Tim died aged 29. But his mother keeps him alive on the web, and they are not alone

Helen Spedding is grieving. But she has found a new way to keep alive the memory of her son Tim, killed by liver cancer aged only 29: she is among a growing number of people who are mourning on internet memorial sites.

"I want everybody to know he was here," said Helen. "I wanted to leave a mark that he'd actually existed and show what a great guy he was and how much I loved him."

Her profile includes the heart-rending words "I am so proud to say I'm your Mum - so proud of you and your life - and every day I miss you more with every second that passes."

Helen, 55 and from Nailsea, Avon, is among the first to have created a tribute page on a new website, www.missyou.org.uk, being launched next week. The virtual world is increasingly helping bereaved families to cope, online memorials replacing the traditional newspaper obituary.

Developed by Weston Hospicecare through Help the Hospices charity, www.missyou.org.uk is Britain's first memorial website created by bereavement specialists, following the lead of hundreds of similar websites springing up. Helen sees the web as providing a place to celebrate the life her son led. "It doesn't matter where I am or what I am doing, I can always go online and think about Tim. It is a private place where me and Timmy can talk to each other.

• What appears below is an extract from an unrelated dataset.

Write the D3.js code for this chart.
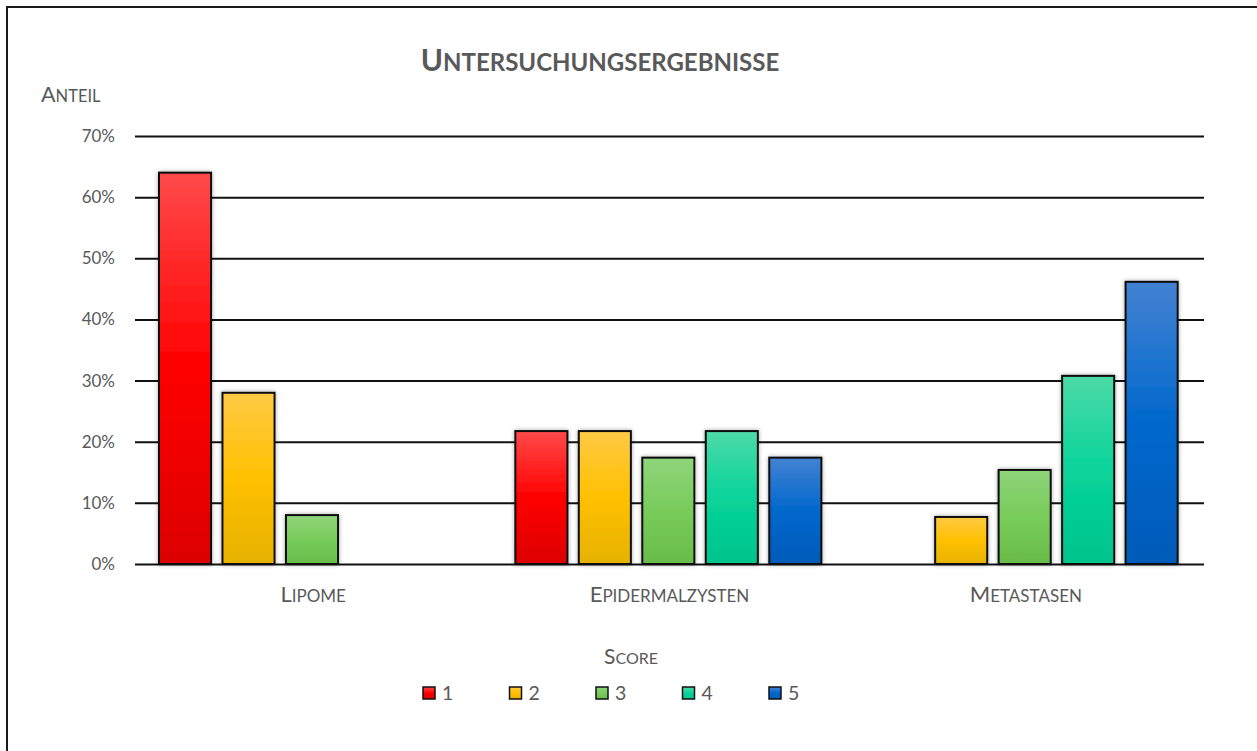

"It is sad to keep the memory alive and it hurts, but it is ultimately comforting to go there even if it makes you sad sometimes. It is like having a living, breathing, family heirloom."

The family of Michael Hutchence, the former lead singer of INXS, helped pioneer online mourning. Their site was opened by his father, who has since died, and is now maintained by his sisters as a memorial. The site is being archived by the Australian library as a national treasure.

Dr Ann Dent, chair of the National Bereavement Research Forum, said: "We used to believe letting go of somebody who died was healthy, but the importance of continuing bonds is all about remembering that somebody lived and keeping that memory alive."

Dr Dent says the internet has changed the way in which the dead are remembered. "There is more openness now, especially with younger people. The missyou website has a therapeutic value and gives people the chance to express themselves in whatever way they want."

Karen Murphy, chaplain at Weston Hospicecare and among those behind missyou.org.uk said: "It is indicative of a trend in a different way of mourning and bereavement. Princess Diana's death was the beginning of an awareness of the emotional outpouring that people need to express. We want to give people an opportunity that hasn't been there to say what they feel in a safe environment where it doesn't matter what others think."

But there will always be a place for the physical memorial stone, says Tim Morris, of the Institute of Cemetery and Crematorium Management. "The traditional place for memories is in the cemetery and crematorium. I do not think we will see thousands of unmarked graves with memories floating around the internet."